BERLIN (Reuters) - Automakers need standards for key equipment, a wide-reaching 5G broadband network and strong partnerships to make self-driving cars and electric vehicles a success, top European car industry executives said on Wednesday.
Ralf Speth, chief executive of Britain's biggest carmaker Jaguar Land Rover TAMO.NS, outlined ambitious plans to stay ahead of the rapidly changing technological changes, but said the sector also needed unified and clear guidelines for safeguarding driver information and privacy.
Government and industry should work closely together to ensure success as the market evolves, Speth told a conference hosted by Automobilwoche magazine in Berlin.
European carmakers are racing to keep up with the rapid pace of development in the self-driving and electric vehicle markets in the United States and China.

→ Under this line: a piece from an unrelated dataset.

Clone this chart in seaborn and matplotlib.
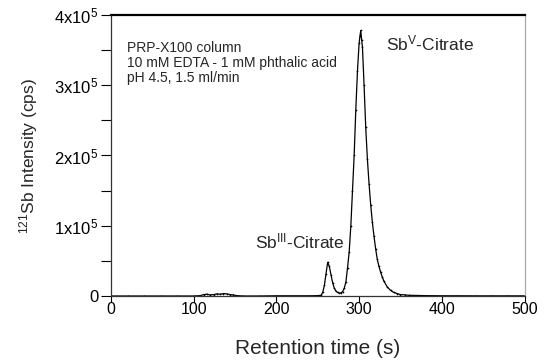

The changes sweeping the industry promise to bring “enormous progress to humanity,” with autonomous cars offering mobility to many people now locked out of driving, such as the elderly and those with disabilities, Speth said.

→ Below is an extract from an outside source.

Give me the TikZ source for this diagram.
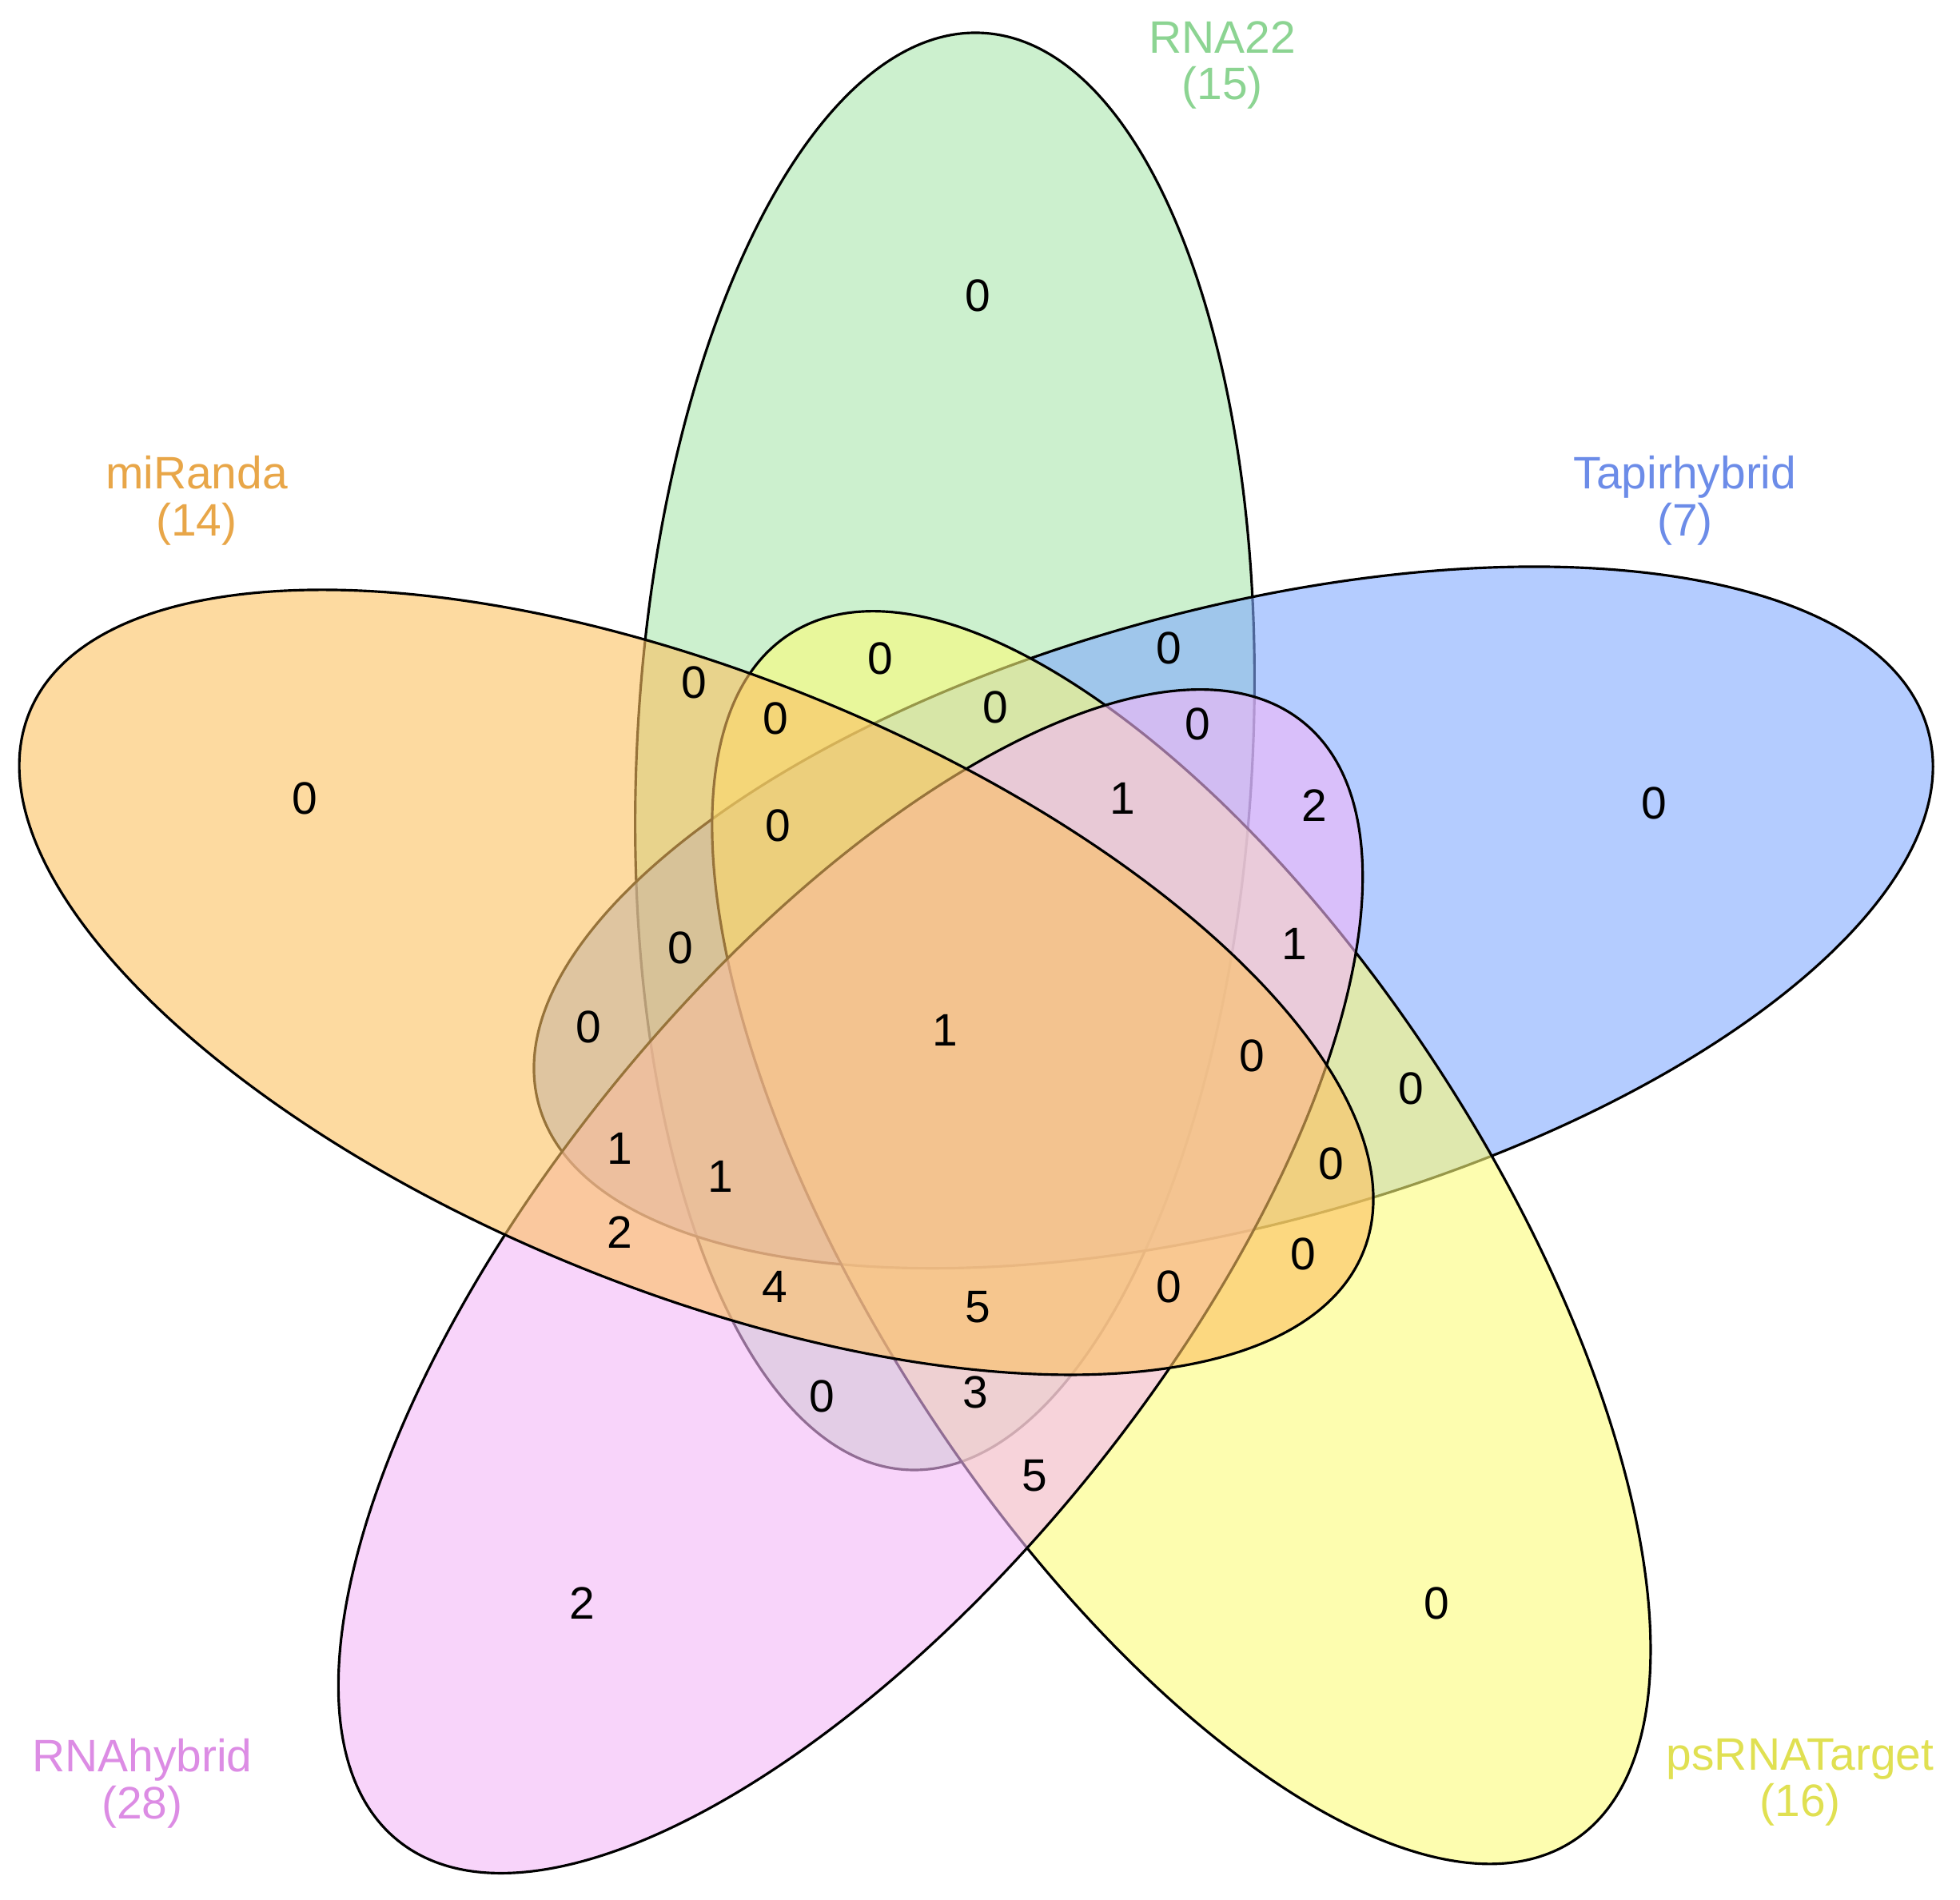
\documentclass[tikz,border=0pt]{standalone}
\usepackage{fontspec}
\setmainfont{Liberation Sans}
\definecolor{fillrna}{RGB}{170,230,173}
\definecolor{filltapir}{RGB}{130,170,255}
\definecolor{fillps}{RGB}{252,252,122}
\definecolor{fillhyb}{RGB}{243,183,247}
\definecolor{fillmir}{RGB}{252,193,97}
\definecolor{txtrna}{RGB}{140,212,146}
\definecolor{txttapir}{RGB}{108,140,232}
\definecolor{txtps}{RGB}{224,224,82}
\definecolor{txthyb}{RGB}{220,140,228}
\definecolor{txtmir}{RGB}{232,166,72}
\begin{document}
\begin{tikzpicture}[x=0.05mm, y=-0.05mm,
	venn/.style={draw=black, line width=0.45pt, fill opacity=0.6},
	cnt/.style={font=\fontsize{8.1}{9.7}\selectfont, inner sep=0pt},
	setname/.style={font=\fontsize{8.1}{8.3}\selectfont, align=center, inner sep=0pt, anchor=north}]
				\useasboundingbox (0,0) rectangle (2452,2377);
				% the five sets, each turned 72 degrees round the middle
				\draw [venn, fill=fillrna, rotate around={-3:(1182,940)}] (1182,940) ellipse [x radius=385, y radius=900];
				\draw [venn, fill=filltapir, shift={(-14,8)}, rotate around={-72:(1232,1298)}, rotate around={-3:(1182,940)}] (1182,940) ellipse [x radius=385, y radius=900];
				\draw [venn, fill=fillps, shift={(-5,-10)}, rotate around={-144:(1232,1298)}, rotate around={-3:(1182,940)}] (1182,940) ellipse [x radius=385, y radius=900];
				\draw [venn, fill=fillhyb, shift={(2,-14)}, rotate around={-216:(1232,1298)}, rotate around={-3:(1182,940)}] (1182,940) ellipse [x radius=385, y radius=900];
				\draw [venn, fill=fillmir, shift={(-5,-6)}, rotate around={-288:(1232,1298)}, rotate around={-4:(1182,940)}] (1182,940) ellipse [x radius=385, y radius=900];
				
				\node [setname, text=txtrna] (rna22) at (1529,25) {RNA22\\(15)};
				\node [setname, text=txtmir] (miranda) at (246,569) {miRanda\\(14)};
				\node [setname, text=txttapir] (tapir) at (2108,569) {Tapirhybrid\\(7)};
				\node [setname, text=txthyb] (rnahybrid) at (178,2174) {RNAhybrid\\(28)};
				\node [setname, text=txtps] (psrna) at (2252,2174) {psRNATarget\\(16)};
				
				\node [cnt] (c1) at (1223,370) {0};
				\node [cnt] (c2) at (381,999) {0};
				\node [cnt] (c3) at (2069,1005) {0};
				\node [cnt] (c4) at (728,2006) {2};
				\node [cnt] (c5) at (1797,2006) {0};
				\node [cnt] (c6) at (868,854) {0};
				\node [cnt] (c7) at (1101,824) {0};
				\node [cnt] (c8) at (1462,811) {0};
				\node [cnt] (c9) at (970,899) {0};
				\node [cnt] (c10) at (1245,885) {0};
				\node [cnt] (c11) at (1498,906) {0};
				\node [cnt] (c12) at (1404,999) {1};
				\node [cnt] (c13) at (1644,1008) {2};
				\node [cnt] (c14) at (973,1033) {0};
				\node [cnt] (c15) at (851,1186) {0};
				\node [cnt] (c16) at (1619,1181) {1};
				\node [cnt] (c17) at (736,1285) {0};
				\node [cnt] (c18) at (1182,1289) {1};
				\node [cnt] (c19) at (1566,1321) {0};
				\node [cnt] (c20) at (1765,1362) {0};
				\node [cnt] (c21) at (775,1437) {1};
				\node [cnt] (c22) at (901,1472) {1};
				\node [cnt] (c23) at (1665,1456) {0};
				\node [cnt] (c24) at (775,1542) {2};
				\node [cnt] (c25) at (1630,1569) {0};
				\node [cnt] (c26) at (969,1610) {4};
				\node [cnt] (c27) at (1223,1635) {5};
				\node [cnt] (c28) at (1462,1610) {0};
				\node [cnt] (c29) at (1028,1747) {0};
				\node [cnt] (c30) at (1220,1742) {3};
				\node [cnt] (c31) at (1294,1846) {5};
			\end{tikzpicture}
\end{document}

But carmakers and suppliers would increasingly have to forge partnerships to meet the technological challenges involved, he said.
“No company alone can master challenges such as autonomous driving and connectivity on its own,” Speth told Reuters after the conference, adding that companies will also need to keep investing in improving conventional engines, which will continue to power a majority of vehicles for years.

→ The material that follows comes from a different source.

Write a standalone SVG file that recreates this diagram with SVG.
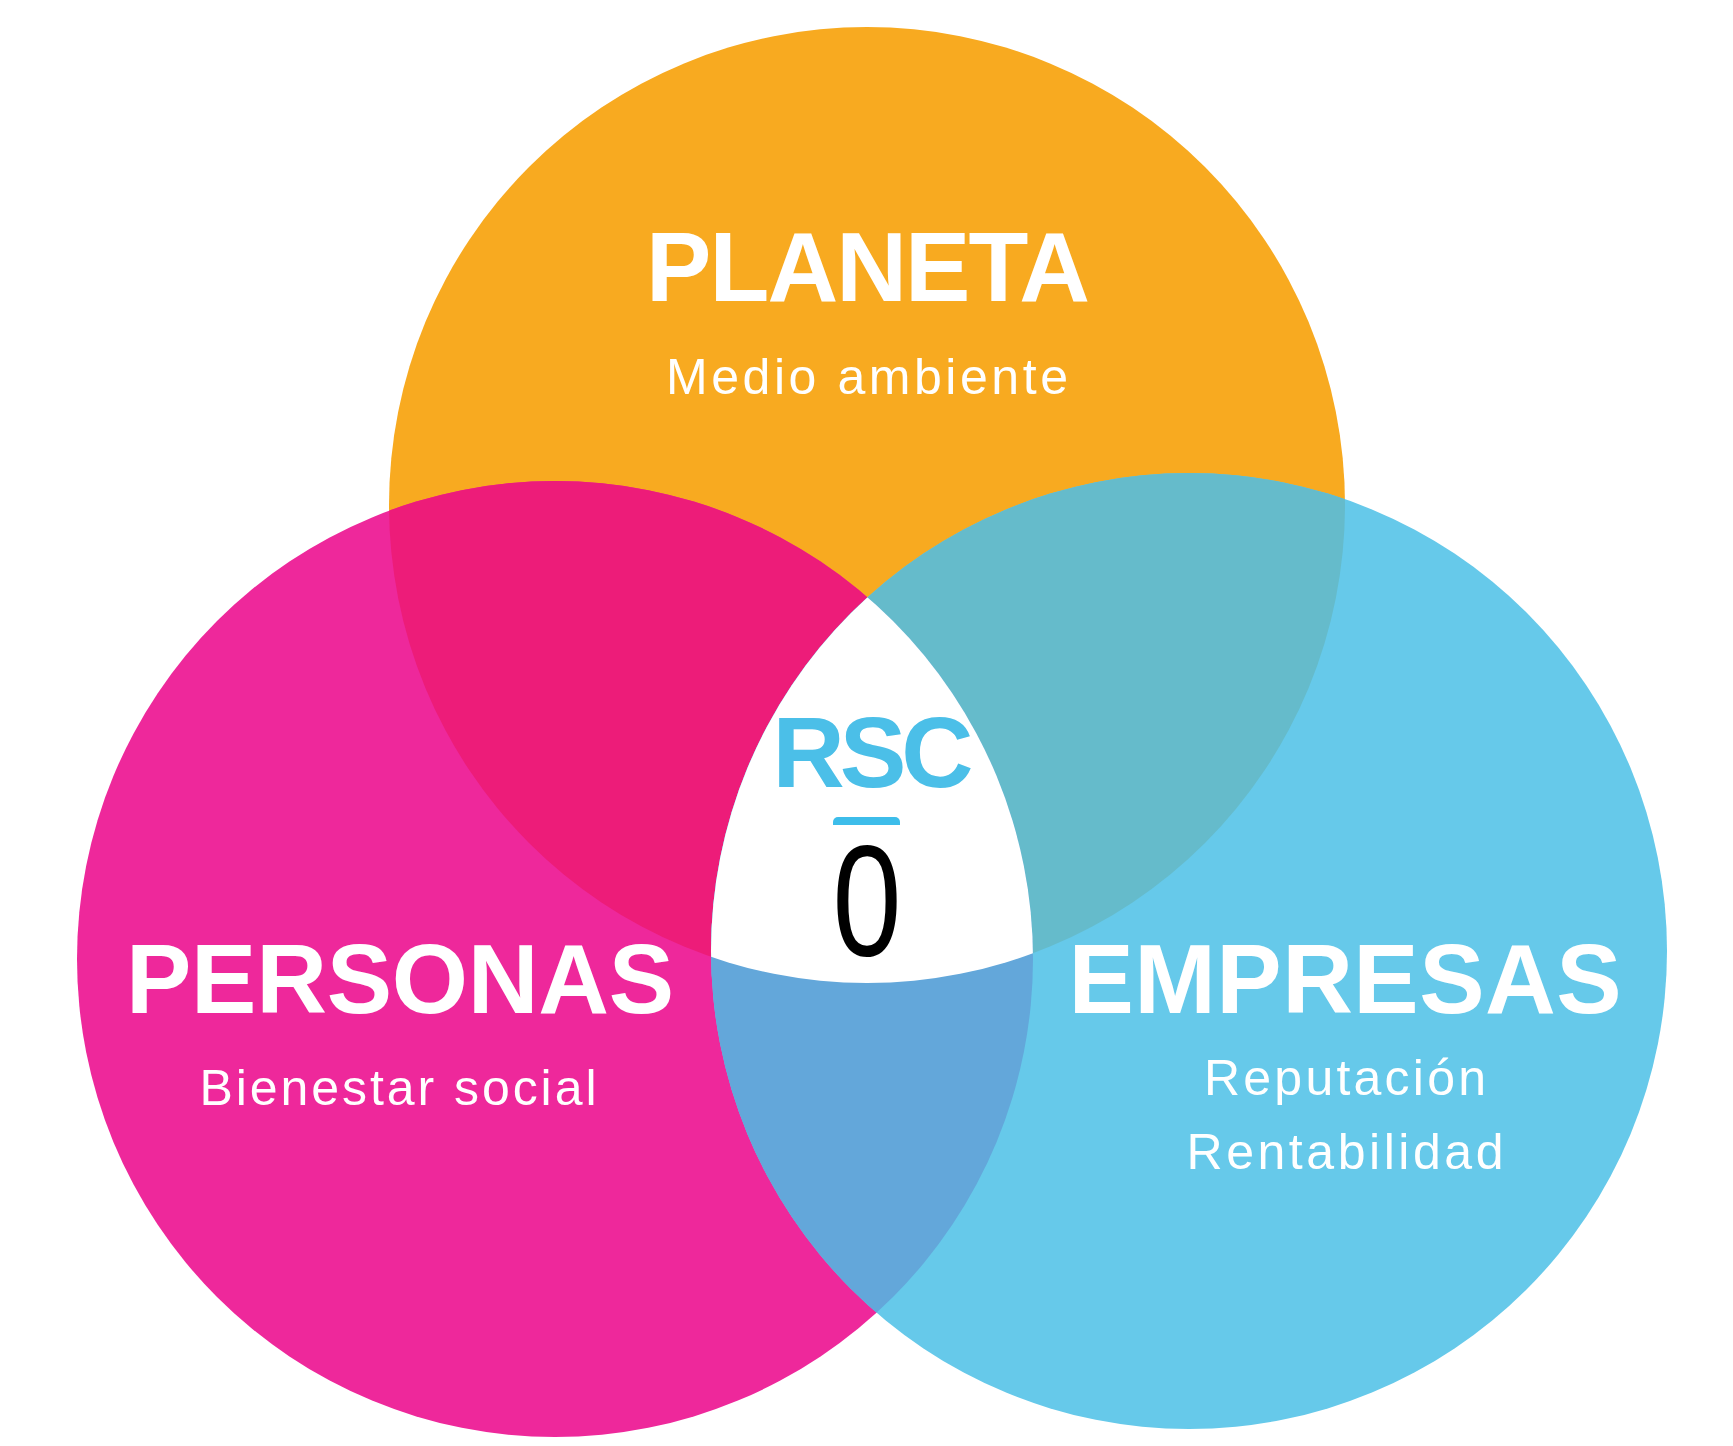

Volkswagen VOWG_p.DE and Ford Motor Co F.N are in "exploratory talks" to jointly develop self-driving and electric vehicles in a far-reaching strategic alliance meant to save the companies billions of dollars, a person familiar with the matter told Reuters last week.
Speth also called for industry-wide standards for charging stations and cords, as well as vehicle communication systems.
One area of concern was the production of batteries for electric cars, Speth and other executives said.
Oliver Blume, chief executive of the Porsche division of Volkswagen, said demand for batteries would be so great in coming years that it could not be met by current suppliers.
“We will definitely need intelligent partnerships,” he said.
Detlev Mohr, senior partner with consulting firm McKinsey, said in an interview that he expected to see increased efforts to strengthen the supply chain - especially in the battery sector - in Germany and neighboring countries over the next two years.
“I hope that it won’t be too late. We certainly need acceleration and a more decisive approach. The setting of strategic goals is good, but the implementation is what will ultimately make the difference,” he said.